Jean-Christophe Berlot

La fée des glaces

N’y a-t-il rien de plus fragile et de plus éphémère qu’une soldanelle qui danse à la fonte des neiges, une prière humaine dans une chapelle d’altitude, un concours olympique ? Et pourtant, n’y a-t-il rien de plus fort et de plus éternel aussi ? C’était il y a quarante ans. Après Killy, triple lauréat en ski alpin, il y eut Peggy, l’unique. Elle entre sur la piste. Elle ne regarde pas ce public qui n’a d’yeux et de cœur que pour elle. Elle regarde… l’espace. Elle sourit, de ce sourire indéfinissable venu du plus profond d’elle-même. Un ange passe. Elle cherche ce petit bout de patinoire où elle va commencer. Ses yeux immenses caressent encore l’éternité d’un regard. Nous sommes le 11 février 1968 et, en quatre minutes et neuf secondes, Peggy Fleming va conquérir le monde.

Double championne du monde, elle est favorite. Elle s’est isolée de tout, au milieu de son écrin de montagnes. Deux jours plus tôt, elle a gagné les figures imposées à l’unanimité des neuf juges. Elle aime l’immense patinoire construite spécialement pour les Jeux, avec ses grandes arches ressemblant à des ailes. Ici, dans la pression de l’événement, entre sa mère et son entraîneur, elle n’a « qu’une seule amie » comme elle dit : sa musique, qui va l’abstraire de ses peurs et de son trac, qui va l’élever. Elle l’attend. Tchaïkovski, puis Saint-Saëns. Quand Peggy patine, la musique participe de l’espace. Les millions de téléspectateurs qui la regardent sont conquis, acquis pour toujours. À elle et au patinage. Car Peggy l’offre au monde en partage.
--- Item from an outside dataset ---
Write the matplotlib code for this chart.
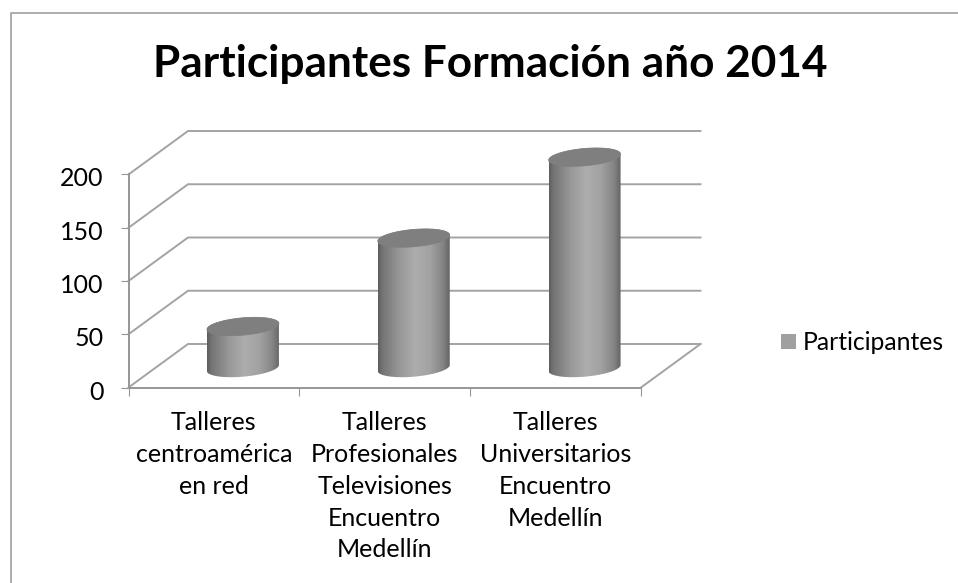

En vérité, elle ne patine pas, ou si peu. Elle caresse l’espace : la glace, de ses carres précises et souples ; l’air, de ses mains de ballerine ; le public, de ses yeux étonnés et tendres. Pour cette compétition, sa mère lui a réalisé une tunique verte, couleur de la liqueur de Chartreuse. Noués en chignon, ses cheveux adoucissent encore son visage. Ses bras montent au ciel. Pirouettes, arabesque, puis l’un des plus beaux enchaînements qui soient : grand aigle, axel, grand aigle dès la réception, petit aigle ; double boucle, double axel, double lutz… Les sauts et la technique appartiennent au sport, mais seule la grâce de la patineuse importe aux millions de spectateurs du monde entier.

« Deux minutes quarante-cinq : encore une minute quinze de joie ! », commente Claude Darget pour la télévision. La pie voleuse de Rossini. Petits pas, pirouette assise. La musique s’emballe, saut écarté, double flip et double boucle piqué en combinaison, pirouette sautée, Peggy s’envole dans sa pirouette finale. On ne la voit plus, elle va si vite ! Et l’émotion chavire, elle se dissout dans l’espace. Puis elle arrête son élan, pose à nouveau son regard sur le monde, ou bien sur elle-même. En cet instant c’est la même chose. Elle salue comme une ballerine, longuement, profondément. Elle a fini. L’apparition redevient humaine.

Peggy reçoit des brassées de fleurs, elle pleure. L’émotion, la sienne, la nôtre, inonde son beau visage. Elle n’est plus seulement la concurrente américaine. Elle est aussi française, italienne, suisse, autrichienne et de tous les pays du monde : elle est universelle. Pour toujours, son nom restera attaché au patinage, celui qu’on aime. Si ce sport est aujourd’hui aussi populaire, si les yeux brillent quand on parle de glisse et de glace, c’est parce qu’un jour, en France, au pied de l’alpe, trois mois avant l’embrasement du mois de mai, une jeune fille est venue dire de ses plus beaux patins l’amour et la paix au monde.

Jean-Christophe Berlot, auteur d’ouvrages sur l’histoire et l’actualité du patinage.